Mrs Rolfe said she remains positive despite the numerous challenges facing modern day policing – some of which she says have little to do with how forces operate.
“Look at organised vehicle crime, where the increased demand is being driven by the insurance industry’s change in approach to writing off cars.” she adds.
“It has caused an epidemic in vehicle crime.”
“Now there is a glut of high valued cars, written off as ‘can be repaired’ that go through auctions, and there are virtually none that they write off as ‘must be scrapped for parts’.
“So what you have is loads of Audis, BMWs, Range Rovers out there that can be picked up for a fraction of what they would be worth if they weren’t a write off, but you’d have to spend twice as much on parts if you went to the official dealer.
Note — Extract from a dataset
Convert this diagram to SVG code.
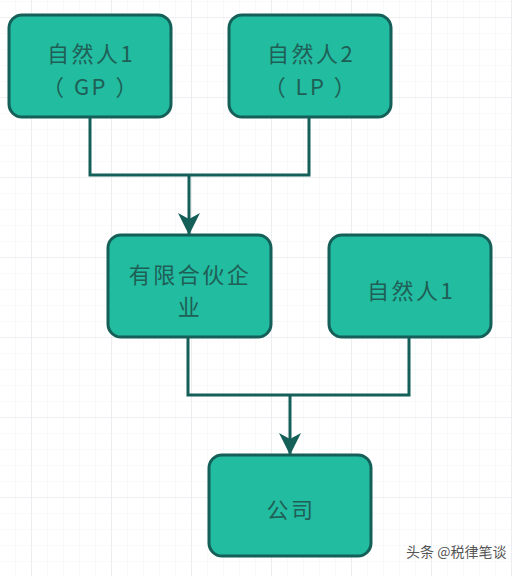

“It’s an example of a huge increase in crime that policing had very little to do with.”
On Thursday this week she was a guest at Buckingham Palace where she received an OBE for her dedication to policing and tackling domestic abuse.
She was handed her award by Prince Charles.
“It hasn’t really sunk in yet, but I want to share the credit with others,” she says.
“I’ve played a part in a much bigger endeavour.”
Having joined the force thinking she was “going to stick around for a couple of years”, Mrs Rolfe says she’s “never had any regrets” 28 years down the line.
“I’ve never chosen easy jobs in policing.
"Sometimes I look back and think ‘why on earth did I think I could be a detective inspector with a baby investigating murders?’ In some ways I’m a glutton for punishment.”